The two men I mentioned each have very different rules for achieving happiness. While John can be considered a successful businessman he doesn’t leave himself much room for happiness. Maybe earning $1,000,000 each day works for you. That’s great. Go for it. Steven, on the other hand, has set himself up for immense possibilities for happiness. He simply needs to wake up each morning. Some folks play the game of life by rules that are pretty damn stupid and self-defeating. Some make it so that it is impossible to win.

An old favorite movie of mine is called Heaven Can Wait. Warren Beatty plays a winning NFL quarterback who is mistakenly snatched from his life before he is supposed to be. To remedy this heavenly clerical mix-up he is given the body of an eccentric and successful business man, but whose business practices are sometimes unethical and unscrupulous. Beatty’s character knows nothing about running a business or dealing with a board of directors. What he does know a lot about is being a successful professional football player. He tells the board of directors, much to their dismay, that from now on “they are only going to do the things that a winning team does. Therefore they’re going to let the other “teams” make all the mistakes, and they’re going to instead play like a winning team plays.” He adds, “So when we get to the Super Bowl we’ll have already won the game because we’ve been doing so all season long!”  

Before we can have a happy/successful life we must first believe we deserve such a life. Most people do not think they do. This explains why many people, when they begin to do well and start succeeding, they trip up. They make a faulty mistake or blunder. It often is sabotage. To be more precise it is self-sabotage. In other words when we are not comfortable at some new level of success or happiness and we takes steps – conscious or unconscious – that bring us back to our former and more familiar level of play. You could say we return to the level we were used to being at. We get the results we tolerate.

When working with certain people I sometimes ask them “what is good about the particular problem you are distressed about?” Or I say “let’s look at the possible pay-offs that stem from your presenting problem. Initially they see this as bizarre or unhelpful. However, when we explore a bit deeper they come to recognize they are actually getting certain pay-offs that are too juicy to readily give up. We will hold onto the problem we are facing even if we claim we hate it.  We’ll say it is ruining everything, but it turns out we are willing to pay all kinds of “costs” because of all the pay-offs it is providing us.

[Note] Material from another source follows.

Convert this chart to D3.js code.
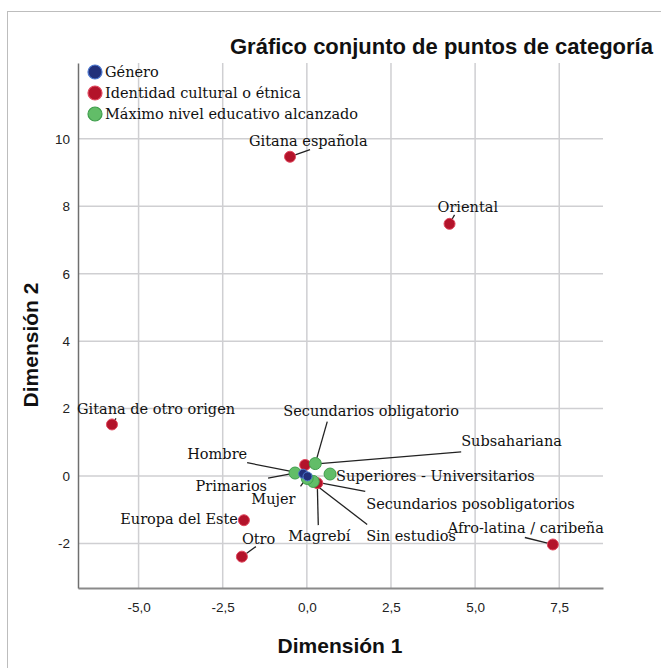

“What pay-offs?” You ask. Here’s a list:

  • We get to be right: We love to be right and we’ll do lots of things to see ourselves as right. We can go and find 50 people to agree with us and convince ourselves that we are right, and we’ll make being right more important than anything – more important than our relationships. If being right undermines our relationships, or our life itself, that’s a cost we’ll pay. Being Right is an addiction.
  • We get to make the other person(s) wrong: This goes hand-in-hand with our need to be right. Therefore we get to prove that you – the other – is wrong. We’ll fortify antagonistic and unhealthy relationships and we’ll fight to the bitter end.
  • We get to justify our behaviors: If I am right I can justify and explain why I wasn’t kind or generous or civil. It’s because of whatever is coming at me from you and from our antagonistic relationship. I am justified in doing or not doing whatever based upon what you are now doing/not doing.
  • We get to validate ourselves and invalidate the other(s): My actions are valid, where as yours are not. You’re actions are invalid. I am able to build myself up a few notches as I take you down a few. In doing so I make myself superior to you, while making you inferior.
  • We get to play it safe: I don’t have to take any risks by reaching out to you or by amending whatever the present difficulty you and I are facing. I can simply remain safely over in my world of rightness without any need to initiate coming together or attempting to repair or, much less, own any part of our relationship problem(s).
  • We get to be irresponsible: I can stay like a child. I can do immature and irresponsible things. I can shut down, or cry, or pout, or stay passive, or not do any things adults would do. I can avoid growing up and learning to become a more capable and effectively loving person.

That’s a lot of pay-offs! So what if the costs seem high? It will always be the payoffs that keep any persistent problem we may have in existence.  

So, here’s a thought: What if we took on that the game we are all called to play in our life is to love God and neighbor? If I take on this idea, that I am here for love – to grow into an effective and powerful lover – I’d start to notice that when I love someone I simply forget about myself and I think about this other person. I become less concerned with myself. And if I love this other person and know that it is mutual then I know the other person is thinking of me. So what happens in love is that each person forgets him/herself in order to put the other one first.

This is what God asks, that we live in such a way that we don’t have to be concerned about ourselves. God will think about us. We are able to live without worry or concern because we know we are in God’s hands.

We also begin to see God shining through all people and all creation. This is not some nice story. It is true. When we abandon ourselves to God we see more readily that God manifests everywhere, in everything – in people and things and in nature and in events and so forth.

We cannot be without God. It’s impossible. When we are concerned about ourselves we don’t see it; but God is unrelenting. Spiritual progress is not some test at the end of our lives. It is simply a question of how well have we lived? How well did we love? This love has to be an unselfish love based upon respect, service, and a disinterested affection that doesn’t ask to be paid in return. 

What I am really saying is that every living thing reveals an aspect of God. This is true in a tree, a mountain, a bird. It is certain also true in every human being. God is greater than the whole of our universe, and this Creator penetrates us all. When we recognize God in one another we can enjoy all things as sacred and holy. We can do so because we are coming from love.

Such love often takes a lifetime of practice. It’s part of becoming great at the Game of Life. In doing so we come to discover in the other person an inward nature every bit as mysterious and deep as our own, but uniquely different and willed to be so by God. This is a game worth playing; One where everyone wins. Playing are a powerful and capable love makes it all worthwhile.